Phil Hammond's misunderstanding the rates problem and Amazon

There's long been a muttering that Amazon and the other online sellers should be taxed in some manner. They're not paying the business rates of he High Street retailers and this is unfair, not a level playing field. Phil Hammond seems to be thinking along these lines which is a mistake. For internet sales use less of, and lower priced, commercial property. Therefore they should in fact be paying less of a tax upon commercial property.

The demand that they pay the same is as if we had a tax upon, say, the use of fossil fuels and then we taxed people who didn't use them because they weren't. Somewhere between silly and nonsensical that is.

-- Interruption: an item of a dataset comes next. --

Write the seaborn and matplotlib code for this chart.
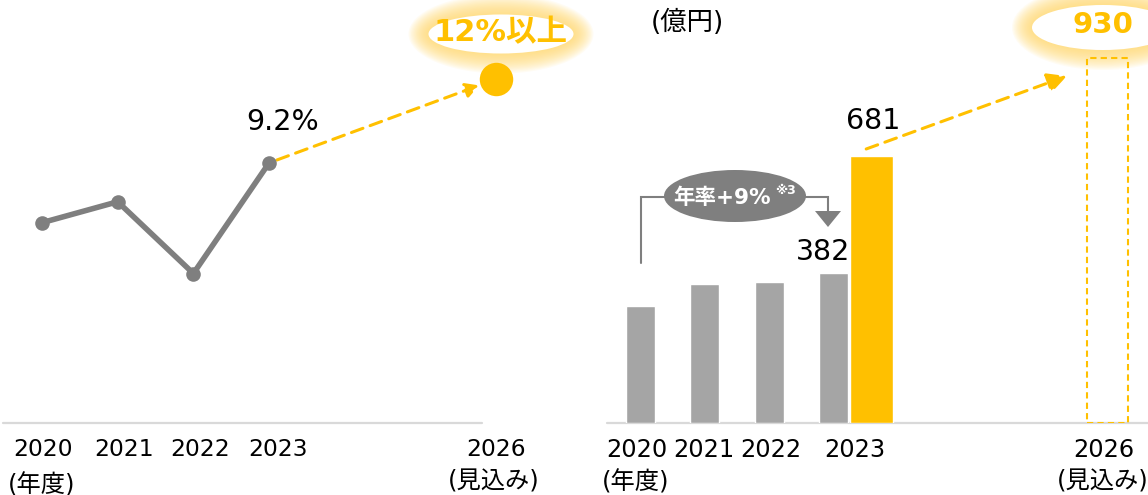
import matplotlib
matplotlib.use("Agg")
import matplotlib.pyplot as plt
import seaborn as sns
from matplotlib.patches import Ellipse, Polygon

# 営業利益率 (%)
margin_years = ["2020", "2021", "2022", "2023"]
margin_values = [7.2, 7.9, 5.5, 9.2]
margin_target_year = "2026"
margin_target = 12

# 売上高 (億円)
sales_years = ["2020", "2021", "2022", "2023"]
sales_values = [298, 355, 360, 382]
sales_2023_total = 681
sales_target_year = "2026"
sales_target = 930
cagr_label = "年率+9%"

YELLOW = "#FFC000"
GRAY_LINE = "#7F7F7F"
GRAY_BAR = "#A5A5A5"
BASE = "#D9D9D9"

W, H = 1148, 495
BASE_PX = 423

sns.set_theme(style="white")
plt.rcParams["font.family"] = ["DejaVu Sans", "Noto Sans CJK JP"]

fig = plt.figure(figsize=(W / 100, H / 100), dpi=100)
fig.patch.set_facecolor("white")

# decoration layer in pixel coordinates
deco = fig.add_axes([0, 0, 1, 1], zorder=0)
deco.set_xlim(0, W)
deco.set_ylim(H, 0)
deco.axis("off")


def panel(x0, x1):
    ax = fig.add_axes([x0 / W, (H - BASE_PX) / H, (x1 - x0) / W, BASE_PX / H],
                      zorder=1, facecolor="none")
    for s in ax.spines.values():
        s.set_visible(False)
    return ax


def glow_ellipse(cx, cy, w, h, spread=20, steps=16):
    for i in range(steps, 0, -1):
        r = spread * i / steps
        deco.add_patch(Ellipse((cx, cy), w + 2 * r, h + 2 * r, color="#FFD966",
                               alpha=0.075, lw=0))
    deco.add_patch(Ellipse((cx, cy), w, h, color="white", lw=0))


# ---------------- left: operating margin ----------------
ax1 = panel(0, 580)
m_step, m_origin = 75.7, 42
ax1.set_xlim(-m_origin / m_step, (580 - m_origin) / m_step)
m_scale, m_floor = 29.9, 0.5
ax1.set_ylim(m_floor, m_floor + BASE_PX / m_scale)

m_pos = [int(y) - 2020 for y in margin_years]
t_pos = int(margin_target_year) - 2020

sns.lineplot(x=m_pos, y=margin_values, ax=ax1, color=GRAY_LINE, linewidth=4,
             marker="o", markersize=10.5, markeredgewidth=0, zorder=3)
sns.scatterplot(x=[t_pos], y=[margin_target], ax=ax1, s=580, color=YELLOW,
                linewidth=0, zorder=5)

ax1.annotate("", xy=(t_pos, margin_target), xytext=(m_pos[-1], margin_values[-1]),
             arrowprops=dict(arrowstyle="-|>,head_length=0.4,head_width=0.22",
                             color=YELLOW, lw=2.2, linestyle=(0, (4, 2.5)),
                             shrinkA=6, shrinkB=13, mutation_scale=20), zorder=2)

ax1.annotate(f"{margin_values[-1]}%", xy=(m_pos[-1], margin_values[-1]),
             xytext=(14, 41), textcoords="offset pixels", ha="center", va="center",
             fontsize=20.5, color="black")
ax1.annotate(f"{margin_target}%以上", xy=(t_pos, margin_target),
             xytext=(4, 46), textcoords="offset pixels", ha="center", va="center",
             fontsize=22, fontweight="bold", color=YELLOW)
glow_ellipse(501, 34, 145, 39)

ax1.axhline(m_floor, xmin=3 / 580, xmax=482 / 580, color=BASE, lw=1.6, clip_on=False)
m_tick_shift = [0.01, 0.08, 0.09, 0.12]
ax1.set_xticks([p + s for p, s in zip(m_pos, m_tick_shift)] + [t_pos],
               margin_years + [margin_target_year])
ax1.tick_params(axis="x", length=0, pad=11, labelsize=16.8, labelcolor="black")
ax1.set_yticks([])
ax1.set_xlabel("")
ax1.set_ylabel("")

# ---------------- right: sales ----------------
ax2 = panel(580, 1148)
s_step, s_origin = 64.3, 60.5
s_scale = 0.392

s_pos = list(range(len(sales_years)))
total_pos = s_pos[-1] + 0.59
target_pos = 7.26

sns.barplot(x=s_pos, y=sales_values, native_scale=True, width=0.45, color=GRAY_BAR,
            saturation=1, errorbar=None, ax=ax2)
sns.barplot(x=[total_pos], y=[sales_2023_total], native_scale=True, width=0.67,
            color=YELLOW, saturation=1, errorbar=None, ax=ax2)
sns.barplot(x=[target_pos], y=[sales_target], native_scale=True, width=0.64,
            color=YELLOW, fill=False, saturation=1, errorbar=None,
            linestyle=(0, (3, 2)), linewidth=1.5, ax=ax2)
ax2.set_xlim(-s_origin / s_step, (568 - s_origin) / s_step)
ax2.set_ylim(0, BASE_PX / s_scale)

ax2.annotate("", xy=(target_pos - 0.63, sales_target - 45),
             xytext=(total_pos - 0.08, sales_2023_total + 18),
             arrowprops=dict(arrowstyle="-|>,head_length=0.58,head_width=0.3",
                             color=YELLOW, lw=2.2, linestyle=(0, (4, 2.5)),
                             shrinkA=0, shrinkB=0, mutation_scale=20))

ax2.annotate(f"{sales_2023_total}", xy=(total_pos, sales_2023_total),
             xytext=(1.5, 35), textcoords="offset pixels", ha="center", va="center",
             fontsize=20.5, color="black")
ax2.annotate(f"{sales_values[-1]}", xy=(s_pos[-1], sales_values[-1]),
             xytext=(-10, 21), textcoords="offset pixels", ha="center", va="center",
             fontsize=20.5, color="black")
glow_ellipse(1103, 27.5, 142, 45)
ax2.annotate(f"{sales_target}", xy=(target_pos, sales_target),
             xytext=(-4, 33), textcoords="offset pixels", ha="center", va="center",
             fontsize=21, fontweight="bold", color=YELLOW)

ax2.axhline(0, xmin=27 / 568, xmax=1, color=BASE, lw=1.6, clip_on=False, zorder=0.5)
ax2.set_xticks([-0.054, 0.98, 2.02, 3.33, 7.21],
               sales_years + [sales_target_year])
ax2.tick_params(axis="x", length=0, pad=11, labelsize=17.3, labelcolor="black")
ax2.set_yticks([])
ax2.set_xlabel("")
ax2.set_ylabel("")

# growth bracket from 2020 to 2023
deco.plot([641, 641, 828, 828], [263, 197, 197, 212], color=GRAY_LINE, lw=1.5,
          solid_joinstyle="miter", zorder=1)
deco.add_patch(Polygon([(815, 211), (841, 211), (828, 227)], closed=True,
                       color=GRAY_LINE, lw=0, zorder=1))
deco.add_patch(Ellipse((735, 196), 142, 52, color=GRAY_LINE, lw=0, zorder=2))
deco.text(722, 198, cagr_label, color="white", fontsize=15.5, fontweight="bold",
          ha="center", va="center", zorder=3)
deco.text(785, 191, "※3", color="white", fontsize=9, fontweight="bold",
          ha="center", va="center", zorder=3)

# units and axis notes
deco.text(687, 23, "(億円)", fontsize=19, ha="center", va="center", color="black")
deco.text(42, 485, "(年度)", fontsize=17.5, ha="center", va="center", color="black")
deco.text(636, 482, "(年度)", fontsize=17.5, ha="center", va="center", color="black")
deco.text(494, 481, "(見込み)", fontsize=17.5, ha="center", va="center", color="black")
deco.text(1103, 481, "(見込み)", fontsize=17.5, ha="center", va="center", color="black")

fig.savefig("out.png", dpi=100, facecolor="white")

Philip Hammond has raised the prospect of an “Amazon tax” for online retailers amid fears that high street shops are being put out of business, as House of Fraser was rescued in a last-ditch deal on Friday.

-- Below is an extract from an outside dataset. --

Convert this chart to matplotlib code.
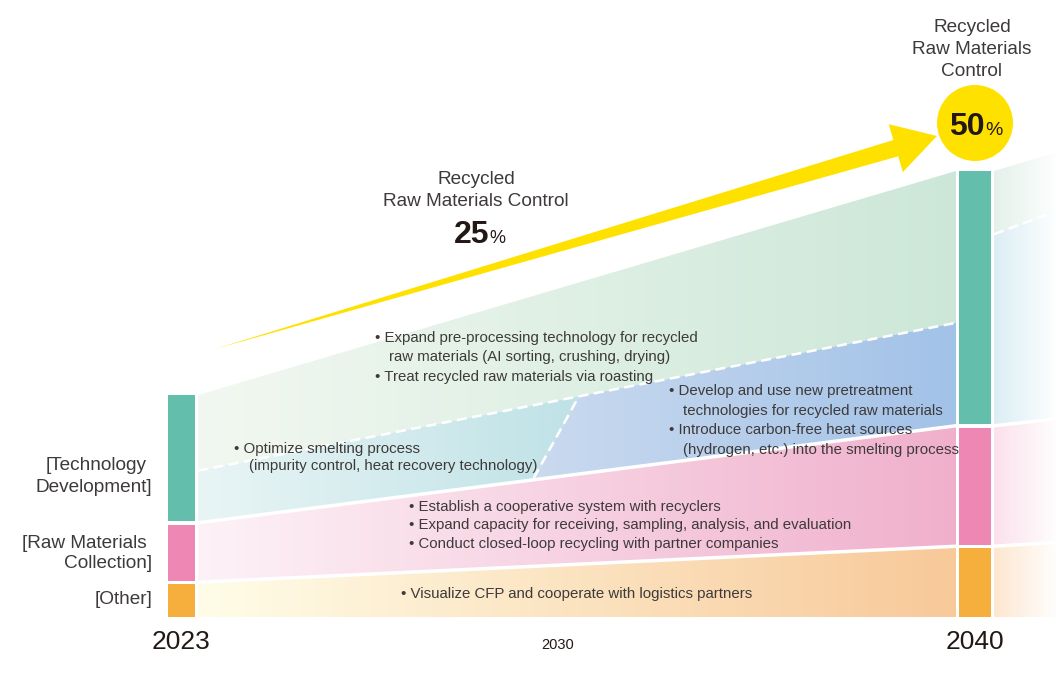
import matplotlib
matplotlib.use('Agg')
import matplotlib.pyplot as plt
import matplotlib.transforms as mtransforms
from matplotlib.colors import to_rgb
from matplotlib.patches import Polygon, Circle
import numpy as np

plt.rcParams['font.family'] = ['Liberation Sans', 'DejaVu Sans']

W, H = 1056, 677

# ---------------- data ----------------
years = [2023, 2040]
tick_years = [2023, 2030, 2040]
tick_labels = ['2023', '2030', '2040']
tick_sizes = [19, 10.5, 19]
tick_pads = [9.5, 15.0, 9.5]

# stacked shares (drawn height) at 2023 and 2040
other = [33, 69]
collection = [56, 117]
technology = [126, 253]
gap = 3.5
# part of technology band below the dashed line
tech_split = [0.40, 0.40]
# slanted dashed line (bottom year, top year) around 2030
switch_years = [2029.55, 2030.5]

# beyond 2040 (fading extension)
ext_years = [2040, 2042]
ext_other = [69, 73]
ext_collection = [117, 120]
ext_technology = [253, 265]
ext_split = [0.75, 0.78]

bar_w = [0.50, 0.77]
x_gap = [0.06, 0.07]

bar_colors = {'tech': '#63bfab', 'coll': '#ee87b4', 'other': '#f6ae3d'}
text_color = '#3e3a39'
dark = '#231815'
yellow = '#ffe100'

# timeline positions (pixel layout of the original)
tl_years = [2023, 2030, 2040]
tl_pos = [181.5, 558.0, 975.0]
s1 = (tl_pos[1] - tl_pos[0]) / (tl_years[1] - tl_years[0])
s2 = (tl_pos[2] - tl_pos[1]) / (tl_years[2] - tl_years[1])


def fwd(x):
    x = np.asarray(x, float)
    return np.where(x < tl_years[1], tl_pos[0] + (x - tl_years[0]) * s1,
                    tl_pos[1] + (x - tl_years[1]) * s2)


def inv(p):
    p = np.asarray(p, float)
    return np.where(p < tl_pos[1], tl_years[0] + (p - tl_pos[0]) / s1,
                    tl_years[1] + (p - tl_pos[1]) / s2)


def stack(o, c, t, f):
    o_top = o
    c_bot = o + gap
    c_top = c_bot + c
    t_bot = c_top + gap
    t_top = t_bot + t
    split = t_bot + f * t
    return dict(o_top=o_top, c_bot=c_bot, c_top=c_top, t_bot=t_bot, t_top=t_top, split=split)


fig = plt.figure(figsize=(W / 100, H / 100), dpi=100)
ax = fig.add_axes([0, (H - 617) / H, 1, 617 / H])
ax.set_xscale('function', functions=(fwd, inv))
ax.set_xlim(float(inv(0)), float(inv(W)))
ax.set_ylim(0, 617)
for sp in ax.spines.values():
    sp.set_visible(False)
ax.set_yticks([])
ax.set_xticks(tick_years, tick_labels)
ax.tick_params(axis='x', length=0, colors=dark)
for tk, fs, pd in zip(ax.xaxis.get_major_ticks(), tick_sizes, tick_pads):
    tk.label1.set_fontsize(fs)
    tk.set_pad(pd)

px_tr = mtransforms.Affine2D().scale(1 / W, -1 / H).translate(0, 1) + fig.transFigure
to_axes = ax.transScale + ax.transLimits


def grad_fill(verts, stops):
    poly = Polygon(verts, closed=True, facecolor='none', edgecolor='none')
    ax.add_patch(poly)
    xs = [v[0] for v in verts]
    a0 = to_axes.transform((min(xs), 0))[0]
    a1 = to_axes.transform((max(xs), 0))[0]
    t = np.linspace(0, 1, 256)
    pos = np.array([s[0] for s in stops])
    cols = np.array([to_rgb(s[1]) for s in stops])
    img = np.stack([np.interp(t, pos, cols[:, k]) for k in range(3)], axis=-1)[None, :, :]
    im = ax.imshow(img, extent=[a0, a1, 0, 1], transform=ax.transAxes,
                   aspect='auto', interpolation='bilinear', zorder=1)
    im.set_clip_path(poly)


def y_on(xq, xa, ya, xb, yb):
    t = (fwd(xq) - fwd(xa)) / (fwd(xb) - fwd(xa))
    return float(ya + t * (yb - ya))


L = stack(other[0], collection[0], technology[0], tech_split[0])
R = stack(other[1], collection[1], technology[1], tech_split[1])
bx0 = years[0] + bar_w[0] / 2 + x_gap[0]
bx1 = years[1] - bar_w[1] / 2 - x_gap[1]

# slanted switch line
sb_x, st_x = switch_years
sb_y = y_on(sb_x, bx0, L['t_bot'], bx1, R['t_bot'])
st_y = y_on(st_x, bx0, L['split'], bx1, R['split'])

# main bands
grad_fill([(bx0, L['split']), (bx0, L['t_top']), (bx1, R['t_top']), (bx1, R['split'])],
          [(0, '#f2f8f1'), (1, '#cce7d8')])
grad_fill([(bx0, L['t_bot']), (bx0, L['split']), (st_x, st_y), (sb_x, sb_y)],
          [(0, '#e9f5f5'), (1, '#bfe2e7')])
grad_fill([(sb_x, sb_y), (st_x, st_y), (bx1, R['split']), (bx1, R['t_bot'])],
          [(0, '#cadaef'), (1, '#a2c2e8')])
grad_fill([(bx0, L['c_bot']), (bx0, L['c_top']), (bx1, R['c_top']), (bx1, R['c_bot'])],
          [(0, '#fdf2f7'), (1, '#f0b0cc')])
grad_fill([(bx0, 0), (bx0, L['o_top']), (bx1, R['o_top']), (bx1, 0)],
          [(0, '#fffde8'), (1, '#f8c999')])

# extension after 2040
E0 = stack(ext_other[0], ext_collection[0], ext_technology[0], ext_split[0])
E1 = stack(ext_other[1], ext_collection[1], ext_technology[1], ext_split[1])
ex0 = ext_years[0] + bar_w[1] / 2 + x_gap[1]
ex1 = ext_years[1]
grad_fill([(ex0, E0['split']), (ex0, E0['t_top']), (ex1, E1['t_top']), (ex1, E1['split'])],
          [(0, '#e4f1ea'), (1, '#ffffff')])
grad_fill([(ex0, E0['t_bot']), (ex0, E0['split']), (ex1, E1['split']), (ex1, E1['t_bot'])],
          [(0, '#dbeef5'), (1, '#ffffff')])
grad_fill([(ex0, E0['c_bot']), (ex0, E0['c_top']), (ex1, E1['c_top']), (ex1, E1['c_bot'])],
          [(0, '#fbe1ec'), (1, '#ffffff')])
grad_fill([(ex0, 0), (ex0, E0['o_top']), (ex1, E1['o_top']), (ex1, 0)],
          [(0, '#fde7d0'), (1, '#ffffff')])

# dashed white lines
dash_kw = dict(color='white', lw=1.8, dashes=(4, 2.2), zorder=2, solid_capstyle='butt')
ax.plot([bx0, bx1], [L['split'], R['split']], **dash_kw)
ax.plot([sb_x, st_x], [sb_y, st_y], **dash_kw)
ax.plot([ex0, ex1], [E0['split'], E1['split']], **dash_kw)

# bars
bot_c = [o + gap for o in other]
bot_t = [o + gap + c + gap for o, c in zip(other, collection)]
ax.bar(years, other, width=bar_w, color=bar_colors['other'], zorder=3)
ax.bar(years, collection, width=bar_w, bottom=bot_c, color=bar_colors['coll'], zorder=3)
ax.bar(years, technology, width=bar_w, bottom=bot_t, color=bar_colors['tech'], zorder=3)

# yellow arrow 25% -> 50%
arrow_tail = np.array([215.0, 349.0])
arrow_tip = np.array([937.0, 136.0])
head_len, head_half, shaft_half = 43.0, 25.0, 8.5
u = (arrow_tip - arrow_tail) / np.linalg.norm(arrow_tip - arrow_tail)
n = np.array([-u[1], u[0]])
base = arrow_tip - head_len * u
arrow_pts = [arrow_tail, base - shaft_half * n, base - head_half * n, arrow_tip,
             base + head_half * n, base + shaft_half * n]
ax.add_patch(Polygon(arrow_pts, closed=True, facecolor=yellow, edgecolor='none',
                     transform=px_tr, zorder=4, clip_on=False))
ax.add_patch(Circle((float(fwd(2040)), 123), 38, facecolor=yellow, edgecolor='none',
                    transform=px_tr, zorder=4, clip_on=False))


def txt(x, y, s, **kw):
    kw.setdefault('color', text_color)
    kw.setdefault('va', 'center')
    ax.text(x, y, s, transform=px_tr, zorder=5, clip_on=False, **kw)


# headline texts
txt(476, 180, 'Recycled', ha='center', fontsize=13.7)
txt(476, 202, 'Raw Materials Control', ha='center', fontsize=13.7)
txt(489, 243, '25', ha='right', va='baseline', fontsize=23, fontweight='bold', color=dark)
txt(489, 243, '%', ha='left', va='baseline', fontsize=13, color=dark)
txt(972, 27, 'Recycled', ha='center', fontsize=13.7)
txt(972, 49, 'Raw Materials', ha='center', fontsize=13.7)
txt(972, 71, 'Control', ha='center', fontsize=13.7)
txt(985, 135, '50', ha='right', va='baseline', fontsize=23, fontweight='bold', color=dark)
txt(985, 135, '%', ha='left', va='baseline', fontsize=14, color=dark)

# category labels
txt(147, 466, '[Technology', ha='right', fontsize=13.7)
txt(152, 487, 'Development]', ha='right', fontsize=13.7)
txt(147, 543, '[Raw Materials', ha='right', fontsize=13.7)
txt(152, 564, 'Collection]', ha='right', fontsize=13.7)
txt(152, 600, '[Other]', ha='right', fontsize=13.7)

# measures
bullets = [
    (375, 338, '\u2022 Expand pre-processing technology for recycled'),
    (389, 357, 'raw materials (AI sorting, crushing, drying)'),
    (375, 377, '\u2022 Treat recycled raw materials via roasting'),
    (234, 449, '\u2022 Optimize smelting process'),
    (249, 466, '(impurity control, heat recovery technology)'),
    (669, 391, '\u2022 Develop and use new pretreatment'),
    (683, 411, 'technologies for recycled raw materials'),
    (669, 430, '\u2022 Introduce carbon-free heat sources'),
    (683, 450, '(hydrogen, etc.) into the smelting process'),
    (409, 507, '\u2022 Establish a cooperative system with recyclers'),
    (409, 525, '\u2022 Expand capacity for receiving, sampling, analysis, and evaluation'),
    (409, 544, '\u2022 Conduct closed-loop recycling with partner companies'),
    (401, 594, '\u2022 Visualize CFP and cooperate with logistics partners'),
]
for bx, by, s in bullets:
    txt(bx, by, s, ha='left', fontsize=10.8)

plt.savefig('out.png', dpi=100)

The Chancellor said the tax system had to be fairer to traditional retailers and that the EU was looking at imposing revenue-based taxes on online firms, but that Britain would introduce its own levies if progress was too slow.

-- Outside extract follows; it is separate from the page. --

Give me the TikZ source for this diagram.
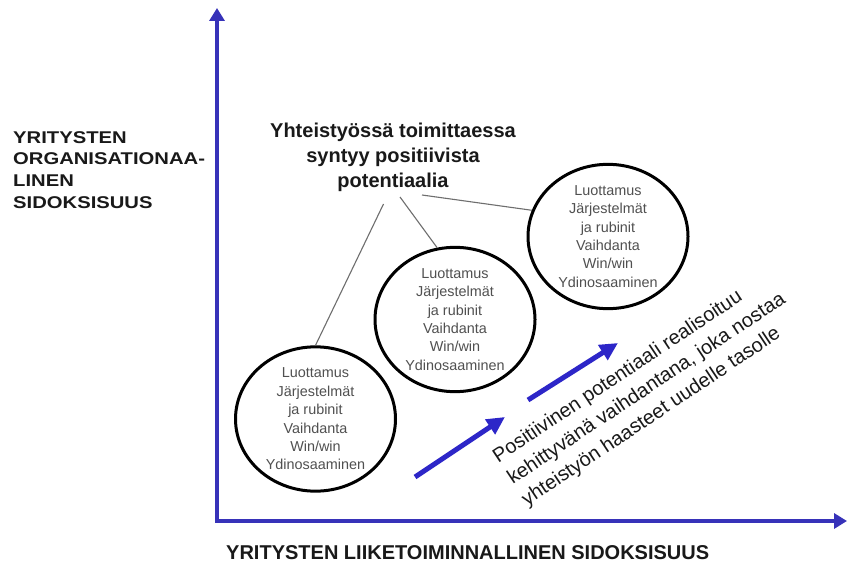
\documentclass[tikz,border=0pt]{standalone}
\usepackage{fontspec}
\setmainfont{Liberation Sans}
\newfontfamily\wideff[FakeStretch=1.19]{Liberation Sans}
\usetikzlibrary{shapes.geometric,arrows.meta}
\definecolor{axisblue}{RGB}{55,50,185}
\definecolor{arrowblue}{RGB}{45,38,200}
\definecolor{circgray}{RGB}{80,80,80}
\definecolor{linegray}{RGB}{110,110,110}
\definecolor{txtdark}{RGB}{25,25,25}
\begin{document}
\begin{tikzpicture}[x=1pt,y=1pt,
  axisline/.style={draw=axisblue,line width=3.5pt,{Triangle[length=13pt,width=15pt]}-{Triangle[length=13pt,width=15pt]}},
  bluearrow/.style={draw=arrowblue,line width=5pt,-{Triangle[length=18pt,width=17pt]}},
  bubble/.style={ellipse,draw=black,line width=3pt,minimum width=160pt,minimum height=144pt,inner sep=0pt,
    align=center,text=circgray,font=\fontsize{14.4pt}{18.4pt}\selectfont},
  connector/.style={draw=linegray,line width=1.1pt},
  boldlabel/.style={inner sep=0pt,text=txtdark,font=\fontsize{20pt}{25pt}\selectfont\bfseries}
]
\fill[white] (0,0) rectangle (848,566);
\useasboundingbox (0,0) rectangle (848,566);

% axes
\coordinate (O) at (217,45);
\coordinate (ytip) at (217,558);
\coordinate (xtip) at (847,45);
\draw[axisline] (ytip) -- (O) -- (xtip);

% axis labels
\node[inner sep=0pt,anchor=north west,align=left,text=txtdark,
  font=\wideff\bfseries\fontsize{17pt}{21.7pt}\selectfont] (ylabel) at (13,435)
  {YRITYSTEN\\ORGANISATIONAA-\\LINEN\\SIDOKSISUUS};
\node[boldlabel,anchor=base west] (xlabel) at (226,6.5)
  {YRITYSTEN LIIKETOIMINNALLINEN SIDOKSISUUS};

% title
\node[boldlabel,anchor=north,align=center] (title) at (393,443.6)
  {Yhteistyössä toimittaessa\\syntyy positiivista\\potentiaalia};

% circles
\node[bubble] (c1) at (315.5,147) {Luottamus\\Järjestelmät\\ja rubinit\\Vaihdanta\\Win/win\\Ydinosaaminen};
\node[bubble] (c2) at (455,246.5) {Luottamus\\Järjestelmät\\ja rubinit\\Vaihdanta\\Win/win\\Ydinosaaminen};
\node[bubble] (c3) at (608,329.5) {Luottamus\\Järjestelmät\\ja rubinit\\Vaihdanta\\Win/win\\Ydinosaaminen};

% connectors from title
\coordinate (tA) at (383.5,362);
\coordinate (tB) at (400,369);
\coordinate (tC) at (422,371);
\draw[connector] (tA) -- (c1.north);
\draw[connector] (tB) -- (c2.104);
\draw[connector] (tC) -- (c3.161);

% blue arrows
\coordinate (a1s) at (415,89);
\coordinate (a1e) at (505,149);
\coordinate (a2s) at (528,166);
\coordinate (a2e) at (618,223);
\draw[bluearrow] (a1s) -- (a1e);
\draw[bluearrow] (a2s) -- (a2e);

% rotated text
\node[inner sep=0pt,anchor=north west,align=left,rotate=33.7,text=txtdark,
  font=\fontsize{20pt}{26pt}\selectfont] (note) at (490,115)
  {Positiivinen potentiaali realisoituu\\kehittyvänä vaihdantana, joka nostaa\\yhteistyön haasteet uudelle tasolle};
\end{tikzpicture}
\end{document}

There is that interesting technical point that business rates are not incident upon the retailer in the first place but upon the landlord. Lightening the tax burden for commercial property landlords might be a Tory principle but it's not quite how to run an economy.

But it's that claim being made, that different ways of doing the same thing - providing retail services - must carry the same tax burden which is off. We do not have equality of taxation between restaurants, takeaways and home cooking and we'd be mad to think of doing so. Why should we have equality of taxation between physical retail and virtual? 

We shouldn't should we?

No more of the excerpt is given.